In practice, we often initialize gradient descent at \(F_0 = 0\), so \(F_t\) is a linear combination of the \(\partial_F L(F_t,Y)\)’s.

Gradient boosting assembles an ensemble of prediction rules that mimics the gradient descent update rule on the vector of predicted outputs by

approximating \(\partial_F L(f_t(X),Y)\) (\(f_t(X)\in\reals^n\) is the vector of outputs of \(\widehat{f}\) on the training inputs) with a prediction rule \(\widehat{g}_t\) and
adding \(\widehat{g}_t\) to the ensemble: \(\widehat{f}_t \gets \widehat{f}_{t-1} - \eta\widehat{g}_{t-1}\)

This mimics the gradient descent update rule for minimizing \(L\) because the outputs of \(f_t\) on the training inputs are

\[\widehat{f}_t(X) \gets \widehat{f}_{t-1}(X) - \eta\widehat{g}_{t-1}(X) \approx \widehat{f}_{t-1}(X) - \eta\partial_F L(\widehat{f}(X),Y).\]

To wrap up, we check that the boosting algorithm in the tree-based methods slides is an instance of gradient boosting.
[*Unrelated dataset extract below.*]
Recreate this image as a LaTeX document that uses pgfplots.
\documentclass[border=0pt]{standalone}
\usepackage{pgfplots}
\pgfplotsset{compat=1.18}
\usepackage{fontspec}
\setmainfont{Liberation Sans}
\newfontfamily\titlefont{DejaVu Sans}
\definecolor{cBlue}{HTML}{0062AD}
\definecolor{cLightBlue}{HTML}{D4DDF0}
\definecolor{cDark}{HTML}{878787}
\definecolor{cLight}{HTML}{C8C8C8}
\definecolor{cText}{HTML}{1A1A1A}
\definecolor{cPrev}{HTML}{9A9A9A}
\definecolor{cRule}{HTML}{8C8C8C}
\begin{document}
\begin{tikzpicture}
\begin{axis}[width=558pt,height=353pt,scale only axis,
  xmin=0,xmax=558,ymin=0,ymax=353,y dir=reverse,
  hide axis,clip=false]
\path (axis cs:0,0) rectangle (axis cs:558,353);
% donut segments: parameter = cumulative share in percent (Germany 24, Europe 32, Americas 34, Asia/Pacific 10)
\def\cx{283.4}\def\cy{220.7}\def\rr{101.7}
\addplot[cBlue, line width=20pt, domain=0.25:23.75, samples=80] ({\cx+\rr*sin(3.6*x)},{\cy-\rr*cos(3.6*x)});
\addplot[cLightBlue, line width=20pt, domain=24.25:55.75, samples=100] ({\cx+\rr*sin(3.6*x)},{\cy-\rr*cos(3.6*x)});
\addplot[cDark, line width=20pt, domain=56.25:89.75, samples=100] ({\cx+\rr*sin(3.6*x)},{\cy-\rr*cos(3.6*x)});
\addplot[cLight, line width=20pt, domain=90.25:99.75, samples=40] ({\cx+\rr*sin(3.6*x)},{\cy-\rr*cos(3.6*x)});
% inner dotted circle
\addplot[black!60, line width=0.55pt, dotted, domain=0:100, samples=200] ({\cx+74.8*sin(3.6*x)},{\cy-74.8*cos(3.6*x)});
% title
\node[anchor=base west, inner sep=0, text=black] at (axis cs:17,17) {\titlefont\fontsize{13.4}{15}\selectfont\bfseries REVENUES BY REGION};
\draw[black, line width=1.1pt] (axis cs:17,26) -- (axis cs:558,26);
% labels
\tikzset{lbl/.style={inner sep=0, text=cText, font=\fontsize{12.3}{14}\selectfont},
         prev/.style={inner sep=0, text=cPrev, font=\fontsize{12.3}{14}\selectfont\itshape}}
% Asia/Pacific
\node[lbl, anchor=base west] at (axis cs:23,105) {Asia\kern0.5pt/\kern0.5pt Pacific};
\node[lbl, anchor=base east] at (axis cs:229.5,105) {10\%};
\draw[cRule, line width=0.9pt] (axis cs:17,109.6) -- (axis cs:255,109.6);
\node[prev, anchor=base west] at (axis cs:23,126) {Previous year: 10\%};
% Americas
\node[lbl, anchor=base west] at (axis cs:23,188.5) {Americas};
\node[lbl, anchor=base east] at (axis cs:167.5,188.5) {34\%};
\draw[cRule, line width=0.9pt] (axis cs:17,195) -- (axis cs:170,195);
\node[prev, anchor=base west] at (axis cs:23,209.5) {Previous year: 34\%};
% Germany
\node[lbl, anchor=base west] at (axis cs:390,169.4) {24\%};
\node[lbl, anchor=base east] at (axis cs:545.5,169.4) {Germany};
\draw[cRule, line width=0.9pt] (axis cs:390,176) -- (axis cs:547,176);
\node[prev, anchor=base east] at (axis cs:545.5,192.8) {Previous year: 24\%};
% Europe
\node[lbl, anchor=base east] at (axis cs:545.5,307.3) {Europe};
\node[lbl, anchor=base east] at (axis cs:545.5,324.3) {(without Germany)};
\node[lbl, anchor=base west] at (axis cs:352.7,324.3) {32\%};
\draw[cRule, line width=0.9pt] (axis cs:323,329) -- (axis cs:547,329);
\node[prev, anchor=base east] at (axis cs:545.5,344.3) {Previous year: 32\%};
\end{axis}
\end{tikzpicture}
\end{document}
Indeed, if the loss is the square loss, then the vectorized loss is

\[\textstyle L(F,Y) = \sum_{i=1}^n\ell(F_i,Y_i) = \sum_{i=1}^n\frac12(F_i - Y_i)^2 = \frac12\|F - Y\|_2^2,\]

and its gradient WRT the predictions at the training inputs are the residuals of \(f_t\):

\[\partial_F L(f_t(X),Y) = f_t(X) - Y.\]

Thus gradient boosting with the square loss leads to an ensemble of prediction rules that are trained to correct the errors of previous ensembles.

Posted on November 02, 2022 from Ann Arbor, MI